Police spokesperson Chief Superintendent Oliver Mandipaka warned businesses that the police would arrest them without fear or favour if they engaged in illegal pricing activities. And police crackdown teams have been deployed countrywide to enforce the new regulations. Muchemwa said the mood in Harare is tense and described the standoff between government and businesses as war.
Muchemwa visited the traditional supermarkets such as OK, TM and Bon Marche around Harare and in the high-density areas. He said none of them were making bread. They had been ordered to sell each loaf for Z$22,000 when it costs them almost that amount to produce it. Our correspondent witnessed vendors who stand outside shops buying bread from bakers like Lobels at Z$40,000 per loaf. They in turn sold each loaf for a minimum Z$50,000.
Asked if people understand why businesses cannot reduce prices by 50% or more, as ordered by government, Muchemwa said many people do understand because they live with the hyperinflation and they sell tomatoes and other items themselves for profit. When that profit margin becomes zero, they raise the price again. But the ordinary person does not have access to government officials to allow them to express their frustrations so the shops and people who work in them are easy targets for their anger at the price increases.
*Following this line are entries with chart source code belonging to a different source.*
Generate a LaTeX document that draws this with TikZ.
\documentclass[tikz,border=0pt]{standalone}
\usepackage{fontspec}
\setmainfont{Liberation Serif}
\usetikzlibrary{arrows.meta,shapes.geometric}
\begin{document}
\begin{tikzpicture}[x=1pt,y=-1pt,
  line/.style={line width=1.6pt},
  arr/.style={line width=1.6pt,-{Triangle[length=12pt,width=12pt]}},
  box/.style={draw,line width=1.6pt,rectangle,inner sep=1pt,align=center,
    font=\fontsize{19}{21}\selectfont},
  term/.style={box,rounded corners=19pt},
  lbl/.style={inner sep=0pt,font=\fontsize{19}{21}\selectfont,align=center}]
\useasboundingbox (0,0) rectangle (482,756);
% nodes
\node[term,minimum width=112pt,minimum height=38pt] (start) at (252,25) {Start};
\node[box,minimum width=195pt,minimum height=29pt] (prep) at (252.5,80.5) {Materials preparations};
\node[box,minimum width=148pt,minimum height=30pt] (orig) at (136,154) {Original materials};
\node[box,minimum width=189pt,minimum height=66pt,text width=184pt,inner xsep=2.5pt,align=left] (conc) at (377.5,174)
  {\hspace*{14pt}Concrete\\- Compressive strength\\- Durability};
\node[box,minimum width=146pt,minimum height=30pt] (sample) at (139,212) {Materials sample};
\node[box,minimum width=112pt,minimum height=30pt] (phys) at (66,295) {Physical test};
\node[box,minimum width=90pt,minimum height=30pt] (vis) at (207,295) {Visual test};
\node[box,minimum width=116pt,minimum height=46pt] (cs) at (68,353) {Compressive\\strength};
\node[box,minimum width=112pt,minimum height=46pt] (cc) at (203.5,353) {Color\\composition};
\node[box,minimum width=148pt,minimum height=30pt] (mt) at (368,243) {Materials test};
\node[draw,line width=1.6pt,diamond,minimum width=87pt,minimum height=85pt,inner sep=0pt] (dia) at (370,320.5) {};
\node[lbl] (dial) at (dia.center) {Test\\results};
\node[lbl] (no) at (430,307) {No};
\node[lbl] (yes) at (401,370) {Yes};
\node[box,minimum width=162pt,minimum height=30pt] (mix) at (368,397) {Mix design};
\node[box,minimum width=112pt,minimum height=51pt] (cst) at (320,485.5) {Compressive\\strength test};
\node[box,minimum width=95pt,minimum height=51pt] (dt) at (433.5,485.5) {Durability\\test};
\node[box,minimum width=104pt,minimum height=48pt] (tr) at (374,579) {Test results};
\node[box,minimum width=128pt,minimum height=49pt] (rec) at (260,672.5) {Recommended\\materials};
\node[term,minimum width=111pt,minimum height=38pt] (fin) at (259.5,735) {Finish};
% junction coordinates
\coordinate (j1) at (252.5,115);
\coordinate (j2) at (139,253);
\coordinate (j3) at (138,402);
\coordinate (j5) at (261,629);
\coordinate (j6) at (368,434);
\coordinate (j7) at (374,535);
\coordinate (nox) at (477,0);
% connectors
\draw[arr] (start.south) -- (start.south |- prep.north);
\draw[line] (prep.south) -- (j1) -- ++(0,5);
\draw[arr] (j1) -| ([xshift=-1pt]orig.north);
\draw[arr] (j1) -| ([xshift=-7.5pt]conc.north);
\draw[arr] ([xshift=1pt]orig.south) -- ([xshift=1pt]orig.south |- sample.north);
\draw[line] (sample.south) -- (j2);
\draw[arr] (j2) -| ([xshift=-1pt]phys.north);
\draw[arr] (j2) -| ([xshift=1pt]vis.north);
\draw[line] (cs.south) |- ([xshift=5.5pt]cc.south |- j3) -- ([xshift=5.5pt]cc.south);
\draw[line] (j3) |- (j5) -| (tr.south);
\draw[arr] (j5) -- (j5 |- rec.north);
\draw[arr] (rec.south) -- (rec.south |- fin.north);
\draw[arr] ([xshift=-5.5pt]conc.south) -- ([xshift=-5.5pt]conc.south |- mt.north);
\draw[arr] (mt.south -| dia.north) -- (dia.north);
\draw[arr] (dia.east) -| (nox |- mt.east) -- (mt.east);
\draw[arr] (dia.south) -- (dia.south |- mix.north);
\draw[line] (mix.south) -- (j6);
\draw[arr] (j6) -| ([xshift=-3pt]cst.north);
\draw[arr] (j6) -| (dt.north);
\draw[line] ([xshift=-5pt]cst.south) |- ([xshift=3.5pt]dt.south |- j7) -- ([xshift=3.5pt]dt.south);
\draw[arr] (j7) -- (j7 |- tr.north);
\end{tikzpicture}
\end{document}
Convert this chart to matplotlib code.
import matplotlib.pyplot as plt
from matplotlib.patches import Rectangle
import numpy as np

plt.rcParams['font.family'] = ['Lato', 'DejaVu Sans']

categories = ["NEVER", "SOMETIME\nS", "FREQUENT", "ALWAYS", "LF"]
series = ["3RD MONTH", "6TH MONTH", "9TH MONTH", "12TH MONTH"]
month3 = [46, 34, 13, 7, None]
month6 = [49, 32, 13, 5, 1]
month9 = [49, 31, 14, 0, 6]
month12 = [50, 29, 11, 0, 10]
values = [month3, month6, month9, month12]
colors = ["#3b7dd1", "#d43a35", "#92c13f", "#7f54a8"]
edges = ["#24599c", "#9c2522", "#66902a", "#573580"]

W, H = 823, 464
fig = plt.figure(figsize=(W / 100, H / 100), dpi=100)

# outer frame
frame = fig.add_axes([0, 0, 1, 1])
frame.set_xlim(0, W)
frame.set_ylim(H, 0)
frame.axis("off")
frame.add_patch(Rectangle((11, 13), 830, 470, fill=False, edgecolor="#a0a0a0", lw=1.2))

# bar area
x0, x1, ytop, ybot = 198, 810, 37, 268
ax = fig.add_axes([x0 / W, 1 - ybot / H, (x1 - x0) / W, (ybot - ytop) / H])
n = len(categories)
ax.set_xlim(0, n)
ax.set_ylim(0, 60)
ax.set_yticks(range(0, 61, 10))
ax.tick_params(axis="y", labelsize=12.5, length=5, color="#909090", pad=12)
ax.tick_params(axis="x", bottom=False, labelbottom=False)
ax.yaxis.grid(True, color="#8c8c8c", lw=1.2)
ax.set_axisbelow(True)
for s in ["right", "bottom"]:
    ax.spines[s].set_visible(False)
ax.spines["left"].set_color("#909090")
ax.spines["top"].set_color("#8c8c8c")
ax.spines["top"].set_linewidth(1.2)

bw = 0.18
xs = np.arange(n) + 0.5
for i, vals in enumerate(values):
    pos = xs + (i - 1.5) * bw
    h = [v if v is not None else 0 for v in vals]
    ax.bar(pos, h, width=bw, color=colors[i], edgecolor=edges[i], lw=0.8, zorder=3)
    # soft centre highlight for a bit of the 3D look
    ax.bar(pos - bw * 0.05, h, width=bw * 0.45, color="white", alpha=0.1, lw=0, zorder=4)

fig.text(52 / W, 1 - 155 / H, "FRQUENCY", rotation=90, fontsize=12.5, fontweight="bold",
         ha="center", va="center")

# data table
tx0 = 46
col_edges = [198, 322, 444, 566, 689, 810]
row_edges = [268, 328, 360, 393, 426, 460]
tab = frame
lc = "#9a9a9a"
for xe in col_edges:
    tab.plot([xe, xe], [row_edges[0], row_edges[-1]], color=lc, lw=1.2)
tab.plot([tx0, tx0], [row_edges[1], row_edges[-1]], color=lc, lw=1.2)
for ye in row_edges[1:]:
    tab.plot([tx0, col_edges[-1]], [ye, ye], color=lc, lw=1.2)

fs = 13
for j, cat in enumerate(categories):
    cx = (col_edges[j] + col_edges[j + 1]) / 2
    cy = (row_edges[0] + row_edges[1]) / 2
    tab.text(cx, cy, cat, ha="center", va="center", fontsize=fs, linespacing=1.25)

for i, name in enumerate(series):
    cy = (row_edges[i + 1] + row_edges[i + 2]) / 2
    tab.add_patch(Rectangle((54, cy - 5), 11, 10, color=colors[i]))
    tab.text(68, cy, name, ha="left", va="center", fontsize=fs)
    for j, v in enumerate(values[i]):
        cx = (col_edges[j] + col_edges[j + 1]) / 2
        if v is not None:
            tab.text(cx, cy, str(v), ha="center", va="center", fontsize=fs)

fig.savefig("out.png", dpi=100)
Speaking at the burial of the late Army Brigadier General Armstrong Gunda Wednesday, Robert Mugabe threatened to take over all foreign companies, accusing them of hiking prices in a campaign to remove him from government. Critics say this is a diversion from the real issue, which is that he has no solution to the economic mess he created through the chaotic Land Reform Programme, and years of unchecked corruption and mismanagement.